Ежов поручает дело капитану госбезопасности Яну Газемберу. Сын румынской еврейки и венгерского австрийца, он в ЧК считается кровавым садистом. Он патологический русофоб. Кроме того – гомосексуал, побывал даже любовником самого Ежова. Он с презрением и брезгливостью относится к самой идее семейной жизни, к женщинам, терпеть не может детей. Он убежденный плебей. А профессор – русский дворянин, натурал, семьянин, с нежностью вспоминает о своей жене и четверых малышах. И, по старой дворянской привычке, не любит «извращенцев и инородцев».
Но в ходе длинной поездки, в которой злобный Газембер вынужден с помощью маузера и своей красной книжечки защищать Белосельского от разгневанных трудящихся, – они начинают понимать друг друга.
Кровавый чекист-гей понимает, что дворянин, гомофоб и шовинист Белосельский – несчастный человек, изуродованный ужасной средой дворянства, гимназии и университета. А шовинист-натурал профессор чувствует, что под суровым френчем чекиста, который походя пристает к мальчикам-официантам, бьется нежное сердце, полное любви к женщинам и великой русской культуре.
Авария на заводе ликвидирована.
Профессор Белосельский дает инженерам нужные указания, и линия по производству чудо-оружия вот-вот вновь начнет работать.
Последний разговор в гостиничном номере. Герои вспоминают свое детство. Выясняется, что оба они из Бессарабии, а отец профессора, известный тамошний антисемит, во время погрома убил деда и бабку Газембера и изнасиловал его мать. То есть не исключено, что они – братья. Белосельский становится перед ним на колени и просит прощения. Газембер его прощает. А Белосельский в ответ прощает его за то, что «инородцы сделали с Россией». Они оба понимают, что России нужно не чудо-оружие, а духовное возрождение, демократия и толерантность.
Поняв это, они среди ночи выходят из гостиницы.
Сначала на завод. Белосельский обрывает и перепутывает все провода на диспетчерском пункте. Потом идут в городской отдел НКВД, где Газембер сжигает все доносы и расстрельные дела.
Возвращаются в гостиницу. Но там их ждет другой человек с красной книжечкой. Чекист Газембер арестован, а профессора Белосельского должны везти в Москву для исполнения приговора.
На прощание они обнимаются, теперь уже как лучшие друзья, как братья. Даже чекист номер два не может сдержать слез.

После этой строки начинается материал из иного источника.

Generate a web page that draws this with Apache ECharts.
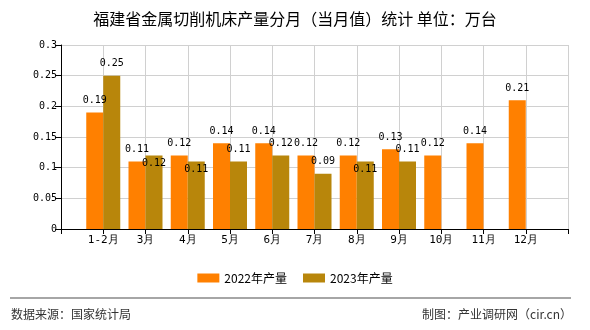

Если в «документальном театре» вдруг окажется, что несчастные, несытые и небритые люди в помятых, пропотевших одежках, сидящие на деревянных чемоданах в обшарпанной квартире, которых представили жертвами какой-то социальной катастрофы, – это не «настоящие несчастные», а актеры, то зрители сочтут себя оскорбленными. Хотя радоваться надо как минимум двум вещам. Во-первых, на самом деле этим людям совсем не так плохо, как они изображают. Во-вторых, перед нами прекрасные артисты, раз мы им поверили, браво!

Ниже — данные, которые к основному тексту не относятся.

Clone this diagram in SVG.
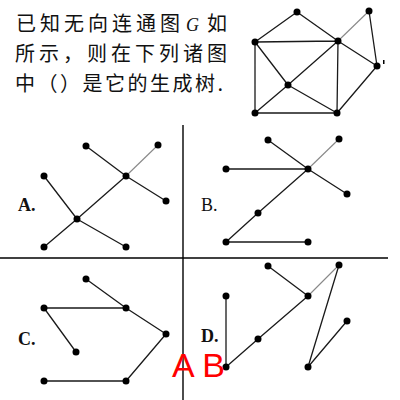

Но нет! В зрителях бушует какое-то римское чувство: чтоб гладиатор умирал по-настоящему.
Зачем? А затем, чтоб увидеть жизнь как она есть.

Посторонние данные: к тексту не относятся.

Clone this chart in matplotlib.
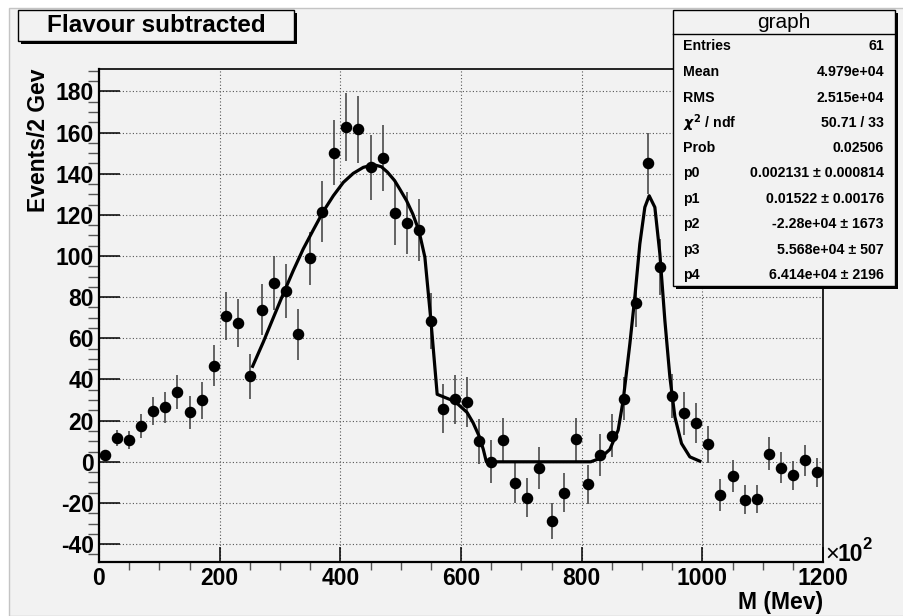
import matplotlib
matplotlib.use("Agg")
import matplotlib.pyplot as plt
from matplotlib.patches import Rectangle
from matplotlib.lines import Line2D
from matplotlib.ticker import MultipleLocator

plt.rcParams['font.family'] = ['Liberation Sans', 'DejaVu Sans']
plt.rcParams['font.weight'] = 'bold'
plt.rcParams['axes.unicode_minus'] = False

# ---- data -------------------------------------------------------------
mass = [10, 30, 50, 70, 90, 110, 130, 150, 170, 190,
        210, 230, 250, 270, 290, 310, 330, 350, 370, 390,
        410, 430, 450, 470, 490, 510, 530, 550, 570, 590,
        610, 630, 650, 670, 690, 710, 730, 750, 770, 790,
        810, 830, 850, 870, 890, 910, 930, 950, 970, 990,
        1010, 1030, 1050, 1070, 1090, 1110, 1130, 1150, 1170, 1190]

events = [3.2, 11.6, 10.5, 17.3, 24.6, 26.4, 34.1, 24.0, 29.8, 46.7,
          70.8, 67.6, 41.6, 73.9, 86.8, 82.9, 61.9, 98.9, 121.6, 150.3,
          162.7, 161.7, 143.1, 147.6, 120.8, 116.1, 112.5, 68.6, 25.9, 30.4,
          29.1, 9.9, 0.0, 10.4, -10.2, -17.5, -2.9, -28.9, -15.0, 11.0,
          -11.0, 3.4, 12.6, 30.7, 77.0, 145.0, 94.6, 32.0, 23.6, 18.9,
          8.5, -16.1, -6.9, -18.4, -18.3, 4.0, -2.9, -6.6, 0.7, -5.2]

errors = [1.8, 3.9, 4.4, 5.7, 6.7, 7.4, 8.3, 8.2, 9.0, 10.1,
          11.6, 11.7, 10.9, 12.5, 13.1, 13.2, 12.5, 12.8, 15.0, 15.8,
          16.4, 16.3, 15.8, 16.1, 15.2, 15.0, 15.0, 13.6, 11.7, 11.9,
          12.0, 10.9, 10.5, 11.1, 9.7, 9.5, 10.3, 8.7, 9.5, 10.5,
          9.3, 10.1, 10.5, 10.5, 11.5, 15.0, 13.5, 10.5, 10.5, 9.9,
          9.1, 7.6, 8.0, 7.0, 6.8, 8.2, 7.6, 7.1, 7.5, 7.1]

# fitted function, sampled
fit_x = [254.6, 272.3, 288.9, 305.5, 322.1, 338.6, 355.2, 371.8, 388.4, 405.0,
         421.5, 438.1, 450.0, 459.0, 468.0, 478.0, 489.9, 499.0, 509.8, 520.0,
         530.2, 540.1, 550.0, 560.5,
         590.0, 610.0, 620.0, 630.0, 637.0, 642.0, 815.0, 830.0, 846.7, 860.5,
         868.8, 879.9, 888.1, 896.4, 904.7, 911.9, 921.3, 929.6, 937.9, 946.2,
         954.5, 965.5, 979.3, 995.9]
fit_y = [46.4, 58.2, 70.0, 81.7, 93.0, 103.5, 112.7, 121.7, 129.3, 135.8,
         140.2, 143.1, 144.0, 144.1, 143.4, 140.8, 136.7, 132.3, 126.9, 120.5,
         112.4, 99.5, 69.0, 32.8,
         29.3, 24.0, 19.0, 12.5, 6.0, 0.0, 0.0, 1.6, 6.0, 15.4,
         29.9, 57.4, 80.0, 105.9, 123.7, 129.3, 123.7, 101.1, 68.7, 41.2,
         21.8, 8.9, 2.4, 0.3]

x_ticks = [0, 200, 400, 600, 800, 1000, 1200]
y_ticks = [-40, -20, 0, 20, 40, 60, 80, 100, 120, 140, 160, 180]

stats_labels = ['Entries', 'Mean', 'RMS', r'$\chi^{2}$ / ndf', 'Prob',
                'p0', 'p1', 'p2', 'p3', 'p4']
stats_values = ['61', '4.979e+04', '2.515e+04', '50.71 / 33', '0.02506',
                '0.002131 \u00b1 0.000814', '0.01522 \u00b1 0.00176',
                '-2.28e+04 \u00b1 1673', '5.568e+04 \u00b1 507',
                '6.414e+04 \u00b1 2196']

# ---- layout helpers (pixel positions on the canvas) ---------------------
W, H = 904, 616
BG = '#f2f2f2'


def fx(px):
    return px / W


def fy(py):
    return 1 - py / H


fig = plt.figure(figsize=(W / 100, H / 100), dpi=100)
fig.patch.set_facecolor('white')

# canvas pad
fig.patches.append(Rectangle((fx(8.5), 0), 1.0, fy(7.5), transform=fig.transFigure,
                             facecolor=BG, edgecolor='#c4c4c4', lw=1.0, zorder=-10))

# ---- frame --------------------------------------------------------------
ax = fig.add_axes([fx(99), fy(562), fx(823) - fx(99), fy(69) - fy(562)])
ax.set_zorder(1)
ax.set_facecolor(BG)
ax.set_xlim(0, 1200)
ax.set_ylim(-48.7, 190.9)

ax.set_xticks(x_ticks)
ax.set_yticks(y_ticks)
ax.xaxis.set_minor_locator(MultipleLocator(50))
ax.yaxis.set_minor_locator(MultipleLocator(5))
ax.tick_params(direction='in', top=False, right=False, width=1.1, color='black',
               labelsize=16.5, pad=3.6)
ax.tick_params(axis='y', which='major', length=14.9)
ax.tick_params(axis='y', which='minor', length=7.7, width=1.0, color='#555555')
ax.tick_params(axis='x', which='major', length=10.8)
ax.tick_params(axis='x', which='minor', length=5.4, width=1.0, color='#555555')
for lab in ax.get_xticklabels() + ax.get_yticklabels():
    lab.set_fontweight('bold')

ax.grid(True, which='major', color='#555555', linestyle=(0, (1, 2)), lw=0.8)
ax.set_axisbelow(True)

for side in ['left', 'bottom']:
    ax.spines[side].set_linewidth(1.6)
for side in ['top', 'right']:
    ax.spines[side].set_linewidth(1.2)

# data points with errors
ax.errorbar(mass, events, yerr=errors, fmt='o', color='black', ms=7.3,
            ecolor='#3c3c3c', elinewidth=1.1, capsize=0, zorder=3)

# fit curve
ax.plot(fit_x, fit_y, color='black', lw=2.3, solid_joinstyle='round', zorder=4)

# ---- axis titles ----------------------------------------------------------
fig.text(fx(38.5), fy(68), 'Events/2 Gev', rotation=90, ha='center', va='top',
         fontsize=16.5, fontweight='bold')
fig.text(fx(823), fy(591), 'M (Mev)', ha='right', va='top',
         fontsize=16.5, fontweight='bold')
fig.text(fx(825), fy(561), '\u00d7', ha='left', va='baseline',
         fontsize=17, fontweight='normal')
fig.text(fx(838), fy(561), '10', ha='left', va='baseline',
         fontsize=16.5, fontweight='bold')
fig.text(fx(862), fy(549), '2', ha='left', va='baseline',
         fontsize=12, fontweight='bold')


# ---- boxes -----------------------------------------------------------------
def shadow_box(x0, y0, x1, y1, sh=3.0):
    fig.patches.append(Rectangle((fx(x0 + sh), fy(y1 + sh)), fx(x1 - x0), fy(y0) - fy(y1),
                                 transform=fig.transFigure, facecolor='black',
                                 edgecolor='none', zorder=5))
    fig.patches.append(Rectangle((fx(x0), fy(y1)), fx(x1 - x0), fy(y0) - fy(y1),
                                 transform=fig.transFigure, facecolor=BG,
                                 edgecolor='black', lw=1.0, zorder=6))


# title box
shadow_box(18, 10, 294, 40.5)
fig.text(fx(156), fy(25.5), 'Flavour subtracted', ha='center', va='center',
         fontsize=17.5, fontweight='bold', zorder=7)

# statistics box
shadow_box(673, 10, 895, 286)
fig.add_artist(Line2D([fx(673), fx(895)], [fy(34.3), fy(34.3)],
                      transform=fig.transFigure, color='black', lw=1.0, zorder=7))
fig.text(fx(784), fy(22), 'graph', ha='center', va='center',
         fontsize=15, fontweight='normal', zorder=7)
row_y = [45.7, 71.7, 97.7, 123.3, 148.3, 173.3, 198.7, 223.7, 250.0, 275.3]
for lab, val, ry in zip(stats_labels, stats_values, row_y):
    fig.text(fx(683), fy(ry), lab, ha='left', va='center', fontsize=10.2,
             fontweight='bold', zorder=7)
    fig.text(fx(884), fy(ry), val, ha='right', va='center', fontsize=10.2,
             fontweight='bold', zorder=7)

fig.savefig('out.png', dpi=100, facecolor=fig.get_facecolor())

Но невдомек этим новым римлянам, что «жизнь как она есть» в смысле правдивости гораздо менее надежна, чем беллетристика, чем художественный вымысел. История Анны Карениной (Раскольникова, Свидригайлова и т. д.) безупречна с точки зрения истины: никакой критик не скажет, что «на самом деле все было не так!». Но попробуйте рассказать на ток-шоу историю реальной Анны К. из соседнего подъезда. Вас тут же уличат в тысяче неточностей и передержек, в неведении и в злонамеренном вранье.
Жизнь как она есть, реальная жизнь – бесконечно лжива и неточна, в отличие от жизни-вымысла. Каждый так называемый факт сам по себе сомнителен и требует бесконечных уточнений, которые все время переворачивают его смысл, а иногда ставят под сомнение и самое «фактичность» (было или не было).
Поэтому стремление к «подлинности» появилось не из-за усталости от вымысла и лжи, а из-за страха перед самой жизнью, перед ее принципиальной зыбкостью и неопределенностью. Перед необходимостью искать истину самостоятельно и безо всяких гарантий.
Стремление к подлинности – тоталитарно по сути. Это желание некоего «окончательного факта». Это спрос на «окончательного учителя», который нам, запутавшимся в сомнениях людям, наконец расскажет, как оно было «на самом деле».
Дело кончается грандиозными инсценировками жизни, в которых искомая подлинность – не более чем изящный художественный прием, не лучше и не хуже, чем в классицистической пьесе, где античные герои говорят французскими стихами и наряжены в парики и камзолы. Дело кончается выставками, на которых половина экспонатов – подделки. Впрочем, какая разница?
Если картина три раза перепродана на хорошем аукционе как подлинная, то она тем самым становится подлинной, так сказать, по рыночному определению.
Вот и всё о подлинности. Не надо преувеличивать.